Copy each line of the records that holds the string "Generate".

MATERIAL SUPPLIED >>
::::::::::
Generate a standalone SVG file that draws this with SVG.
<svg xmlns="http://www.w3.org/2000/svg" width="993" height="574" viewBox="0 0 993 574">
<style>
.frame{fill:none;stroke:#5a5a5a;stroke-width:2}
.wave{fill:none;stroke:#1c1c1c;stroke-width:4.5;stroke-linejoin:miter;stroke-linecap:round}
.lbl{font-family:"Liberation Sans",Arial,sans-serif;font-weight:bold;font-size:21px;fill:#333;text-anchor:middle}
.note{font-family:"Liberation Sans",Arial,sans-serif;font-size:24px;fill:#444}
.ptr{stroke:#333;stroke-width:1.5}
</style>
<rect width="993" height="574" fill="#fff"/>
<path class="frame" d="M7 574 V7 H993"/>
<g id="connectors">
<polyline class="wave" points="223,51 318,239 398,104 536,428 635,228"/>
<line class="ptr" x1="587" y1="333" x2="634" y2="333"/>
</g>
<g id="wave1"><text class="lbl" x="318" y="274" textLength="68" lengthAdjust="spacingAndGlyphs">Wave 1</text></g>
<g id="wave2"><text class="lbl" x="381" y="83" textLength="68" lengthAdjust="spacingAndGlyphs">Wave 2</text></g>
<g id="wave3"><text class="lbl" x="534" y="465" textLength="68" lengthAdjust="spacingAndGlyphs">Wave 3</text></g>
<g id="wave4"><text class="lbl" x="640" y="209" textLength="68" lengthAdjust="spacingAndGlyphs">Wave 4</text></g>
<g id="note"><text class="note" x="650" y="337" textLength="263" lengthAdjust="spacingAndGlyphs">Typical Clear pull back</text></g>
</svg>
::::::::::
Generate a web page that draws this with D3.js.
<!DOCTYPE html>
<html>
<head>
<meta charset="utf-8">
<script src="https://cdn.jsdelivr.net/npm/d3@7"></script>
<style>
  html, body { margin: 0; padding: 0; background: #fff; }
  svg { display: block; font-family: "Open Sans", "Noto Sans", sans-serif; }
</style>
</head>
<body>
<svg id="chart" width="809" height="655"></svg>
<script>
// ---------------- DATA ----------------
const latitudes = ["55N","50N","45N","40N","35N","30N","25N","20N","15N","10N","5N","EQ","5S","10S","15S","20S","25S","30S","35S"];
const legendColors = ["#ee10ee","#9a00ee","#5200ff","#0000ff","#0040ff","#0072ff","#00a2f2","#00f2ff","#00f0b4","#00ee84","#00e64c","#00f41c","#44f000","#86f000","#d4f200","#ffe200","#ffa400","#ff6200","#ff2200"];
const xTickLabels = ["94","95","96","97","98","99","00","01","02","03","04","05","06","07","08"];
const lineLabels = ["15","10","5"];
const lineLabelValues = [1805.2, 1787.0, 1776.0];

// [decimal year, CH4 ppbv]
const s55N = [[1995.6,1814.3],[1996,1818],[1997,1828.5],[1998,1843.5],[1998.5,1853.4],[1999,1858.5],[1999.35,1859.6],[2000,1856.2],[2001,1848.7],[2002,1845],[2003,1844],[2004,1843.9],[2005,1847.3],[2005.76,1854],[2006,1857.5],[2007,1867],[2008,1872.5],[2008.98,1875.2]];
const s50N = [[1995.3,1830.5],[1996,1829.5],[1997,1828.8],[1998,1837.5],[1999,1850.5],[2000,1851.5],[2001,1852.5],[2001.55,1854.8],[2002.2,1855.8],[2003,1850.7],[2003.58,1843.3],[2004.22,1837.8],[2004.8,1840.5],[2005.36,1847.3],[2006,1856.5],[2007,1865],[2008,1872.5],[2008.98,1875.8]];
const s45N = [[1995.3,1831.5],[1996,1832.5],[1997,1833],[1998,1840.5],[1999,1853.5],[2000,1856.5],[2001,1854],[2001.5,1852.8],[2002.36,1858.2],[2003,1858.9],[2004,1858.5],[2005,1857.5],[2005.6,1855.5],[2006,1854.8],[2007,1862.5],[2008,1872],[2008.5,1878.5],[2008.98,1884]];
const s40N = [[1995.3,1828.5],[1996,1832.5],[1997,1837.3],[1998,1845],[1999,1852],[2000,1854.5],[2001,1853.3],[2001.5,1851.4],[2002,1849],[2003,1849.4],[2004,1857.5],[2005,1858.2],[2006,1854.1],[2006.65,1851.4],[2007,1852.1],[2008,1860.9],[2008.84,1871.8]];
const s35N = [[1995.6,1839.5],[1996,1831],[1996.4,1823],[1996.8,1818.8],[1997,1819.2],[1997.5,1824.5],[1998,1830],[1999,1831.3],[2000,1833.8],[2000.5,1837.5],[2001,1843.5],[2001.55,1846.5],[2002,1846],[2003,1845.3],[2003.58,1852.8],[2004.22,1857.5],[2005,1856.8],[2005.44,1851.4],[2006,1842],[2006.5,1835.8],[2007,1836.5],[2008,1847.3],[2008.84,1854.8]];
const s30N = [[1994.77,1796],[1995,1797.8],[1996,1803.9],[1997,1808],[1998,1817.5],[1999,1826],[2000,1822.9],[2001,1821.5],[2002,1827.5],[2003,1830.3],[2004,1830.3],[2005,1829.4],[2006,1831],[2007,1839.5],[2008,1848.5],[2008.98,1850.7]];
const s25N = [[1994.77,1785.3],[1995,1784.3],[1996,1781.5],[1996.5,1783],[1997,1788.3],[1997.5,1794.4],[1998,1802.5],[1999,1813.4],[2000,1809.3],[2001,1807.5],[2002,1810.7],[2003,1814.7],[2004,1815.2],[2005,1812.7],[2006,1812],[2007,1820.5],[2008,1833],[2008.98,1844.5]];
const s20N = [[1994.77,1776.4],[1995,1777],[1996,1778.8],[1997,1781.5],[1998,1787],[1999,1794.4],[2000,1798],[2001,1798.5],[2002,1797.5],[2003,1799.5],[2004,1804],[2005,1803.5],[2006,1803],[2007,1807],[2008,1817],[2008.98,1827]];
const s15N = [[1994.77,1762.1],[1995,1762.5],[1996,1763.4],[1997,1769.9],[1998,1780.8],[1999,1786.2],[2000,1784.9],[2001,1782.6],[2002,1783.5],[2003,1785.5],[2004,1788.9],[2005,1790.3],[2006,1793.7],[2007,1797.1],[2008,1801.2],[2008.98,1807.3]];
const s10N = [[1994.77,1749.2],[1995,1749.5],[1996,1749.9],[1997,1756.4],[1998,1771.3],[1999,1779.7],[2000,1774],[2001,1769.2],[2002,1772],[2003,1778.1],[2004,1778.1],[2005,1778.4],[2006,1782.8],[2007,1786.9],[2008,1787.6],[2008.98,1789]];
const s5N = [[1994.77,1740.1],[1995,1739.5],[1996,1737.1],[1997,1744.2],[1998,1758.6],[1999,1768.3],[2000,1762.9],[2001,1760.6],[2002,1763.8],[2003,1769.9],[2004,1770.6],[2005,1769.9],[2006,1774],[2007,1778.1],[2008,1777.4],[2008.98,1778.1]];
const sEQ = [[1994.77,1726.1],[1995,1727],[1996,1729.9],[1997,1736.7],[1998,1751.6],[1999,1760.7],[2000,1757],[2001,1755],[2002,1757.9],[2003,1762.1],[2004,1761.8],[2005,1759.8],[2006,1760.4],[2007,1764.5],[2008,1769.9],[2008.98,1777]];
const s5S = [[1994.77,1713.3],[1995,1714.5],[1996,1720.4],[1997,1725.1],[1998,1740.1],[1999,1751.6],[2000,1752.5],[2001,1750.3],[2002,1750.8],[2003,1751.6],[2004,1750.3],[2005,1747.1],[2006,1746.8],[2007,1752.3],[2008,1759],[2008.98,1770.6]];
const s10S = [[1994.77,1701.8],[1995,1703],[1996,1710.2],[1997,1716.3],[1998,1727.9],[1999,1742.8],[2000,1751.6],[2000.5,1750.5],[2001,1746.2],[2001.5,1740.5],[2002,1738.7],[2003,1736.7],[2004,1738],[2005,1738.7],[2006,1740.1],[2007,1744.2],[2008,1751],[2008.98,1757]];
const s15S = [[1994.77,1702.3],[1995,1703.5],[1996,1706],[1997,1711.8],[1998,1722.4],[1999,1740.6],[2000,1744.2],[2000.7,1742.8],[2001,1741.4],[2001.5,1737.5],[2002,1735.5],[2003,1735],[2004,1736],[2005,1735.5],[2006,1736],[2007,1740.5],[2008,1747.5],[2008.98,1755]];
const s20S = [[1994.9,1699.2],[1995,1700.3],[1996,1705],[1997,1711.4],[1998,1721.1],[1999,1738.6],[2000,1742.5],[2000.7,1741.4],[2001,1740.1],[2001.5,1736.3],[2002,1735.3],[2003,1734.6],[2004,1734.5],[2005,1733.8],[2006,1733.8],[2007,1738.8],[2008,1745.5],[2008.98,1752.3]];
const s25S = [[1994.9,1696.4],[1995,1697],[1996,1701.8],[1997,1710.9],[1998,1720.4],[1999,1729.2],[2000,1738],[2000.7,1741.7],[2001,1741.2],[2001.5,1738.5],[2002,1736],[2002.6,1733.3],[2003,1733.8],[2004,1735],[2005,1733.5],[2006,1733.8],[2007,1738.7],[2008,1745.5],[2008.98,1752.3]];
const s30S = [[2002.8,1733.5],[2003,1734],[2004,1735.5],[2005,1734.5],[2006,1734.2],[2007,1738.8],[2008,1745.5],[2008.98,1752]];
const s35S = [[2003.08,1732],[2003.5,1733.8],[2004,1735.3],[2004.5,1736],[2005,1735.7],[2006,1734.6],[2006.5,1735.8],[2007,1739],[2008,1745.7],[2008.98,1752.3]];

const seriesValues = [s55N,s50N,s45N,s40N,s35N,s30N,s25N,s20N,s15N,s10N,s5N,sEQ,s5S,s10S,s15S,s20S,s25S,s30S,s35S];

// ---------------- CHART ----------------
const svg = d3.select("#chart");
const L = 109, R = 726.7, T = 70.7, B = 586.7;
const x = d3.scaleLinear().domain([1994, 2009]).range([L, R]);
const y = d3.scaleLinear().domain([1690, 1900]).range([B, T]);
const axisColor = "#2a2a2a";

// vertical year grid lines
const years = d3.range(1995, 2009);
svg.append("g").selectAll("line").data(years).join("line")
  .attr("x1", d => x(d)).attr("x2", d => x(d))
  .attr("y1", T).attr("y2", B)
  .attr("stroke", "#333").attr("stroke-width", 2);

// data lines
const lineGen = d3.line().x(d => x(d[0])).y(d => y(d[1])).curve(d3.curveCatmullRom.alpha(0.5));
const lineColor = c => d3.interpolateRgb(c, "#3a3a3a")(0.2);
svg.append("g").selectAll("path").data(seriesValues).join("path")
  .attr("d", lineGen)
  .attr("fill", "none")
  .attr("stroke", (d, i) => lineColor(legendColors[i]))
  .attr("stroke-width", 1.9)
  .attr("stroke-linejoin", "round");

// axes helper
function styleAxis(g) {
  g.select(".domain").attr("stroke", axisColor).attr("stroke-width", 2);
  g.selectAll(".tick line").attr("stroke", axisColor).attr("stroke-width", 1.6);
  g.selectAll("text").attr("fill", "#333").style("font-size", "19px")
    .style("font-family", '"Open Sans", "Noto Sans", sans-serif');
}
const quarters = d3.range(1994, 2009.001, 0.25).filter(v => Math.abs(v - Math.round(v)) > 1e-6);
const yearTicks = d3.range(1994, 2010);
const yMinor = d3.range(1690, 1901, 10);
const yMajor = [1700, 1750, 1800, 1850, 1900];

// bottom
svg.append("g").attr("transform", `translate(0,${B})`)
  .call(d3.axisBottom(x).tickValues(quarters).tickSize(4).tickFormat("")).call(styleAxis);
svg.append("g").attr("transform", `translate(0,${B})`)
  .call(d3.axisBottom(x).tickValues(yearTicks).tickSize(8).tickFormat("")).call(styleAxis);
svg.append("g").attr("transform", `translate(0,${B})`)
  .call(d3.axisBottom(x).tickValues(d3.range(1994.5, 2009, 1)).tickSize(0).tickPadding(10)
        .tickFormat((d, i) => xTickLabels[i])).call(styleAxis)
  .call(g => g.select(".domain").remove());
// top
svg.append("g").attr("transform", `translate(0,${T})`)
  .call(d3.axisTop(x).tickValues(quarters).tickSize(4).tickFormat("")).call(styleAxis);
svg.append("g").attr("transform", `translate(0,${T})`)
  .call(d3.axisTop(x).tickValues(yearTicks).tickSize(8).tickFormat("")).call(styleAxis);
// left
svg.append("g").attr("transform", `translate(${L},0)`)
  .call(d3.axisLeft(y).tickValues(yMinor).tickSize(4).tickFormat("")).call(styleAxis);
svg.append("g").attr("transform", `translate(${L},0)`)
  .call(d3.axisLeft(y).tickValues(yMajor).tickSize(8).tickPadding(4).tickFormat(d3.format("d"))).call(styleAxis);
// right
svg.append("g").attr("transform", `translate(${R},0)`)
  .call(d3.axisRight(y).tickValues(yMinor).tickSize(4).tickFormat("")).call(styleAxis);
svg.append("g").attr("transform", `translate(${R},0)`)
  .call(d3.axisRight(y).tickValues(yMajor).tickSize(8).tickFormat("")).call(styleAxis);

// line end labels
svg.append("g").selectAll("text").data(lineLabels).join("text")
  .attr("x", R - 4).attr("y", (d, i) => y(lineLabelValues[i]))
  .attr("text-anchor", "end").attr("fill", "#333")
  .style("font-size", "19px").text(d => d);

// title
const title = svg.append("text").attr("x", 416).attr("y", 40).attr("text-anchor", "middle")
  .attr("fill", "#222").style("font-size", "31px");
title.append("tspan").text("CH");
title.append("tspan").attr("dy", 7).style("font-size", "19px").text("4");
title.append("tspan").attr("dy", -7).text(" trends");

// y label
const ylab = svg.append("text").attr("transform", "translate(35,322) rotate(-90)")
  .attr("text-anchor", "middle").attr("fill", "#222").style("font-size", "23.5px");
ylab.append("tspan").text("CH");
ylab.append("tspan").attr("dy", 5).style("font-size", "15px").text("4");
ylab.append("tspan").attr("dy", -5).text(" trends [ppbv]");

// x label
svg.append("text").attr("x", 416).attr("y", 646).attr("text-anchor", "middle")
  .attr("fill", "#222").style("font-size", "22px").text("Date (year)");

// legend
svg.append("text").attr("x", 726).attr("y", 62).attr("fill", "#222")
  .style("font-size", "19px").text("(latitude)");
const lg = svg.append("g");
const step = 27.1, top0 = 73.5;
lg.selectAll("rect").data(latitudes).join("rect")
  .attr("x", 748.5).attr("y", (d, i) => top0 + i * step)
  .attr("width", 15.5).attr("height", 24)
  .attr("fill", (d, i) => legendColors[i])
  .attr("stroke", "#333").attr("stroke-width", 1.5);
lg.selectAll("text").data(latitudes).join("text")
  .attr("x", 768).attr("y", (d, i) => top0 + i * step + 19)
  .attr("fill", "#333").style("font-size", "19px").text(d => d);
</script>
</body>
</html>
::::::::::
WRITTEN ANSWER >>
Generate a standalone SVG file that draws this with SVG.
Generate a web page that draws this with D3.js.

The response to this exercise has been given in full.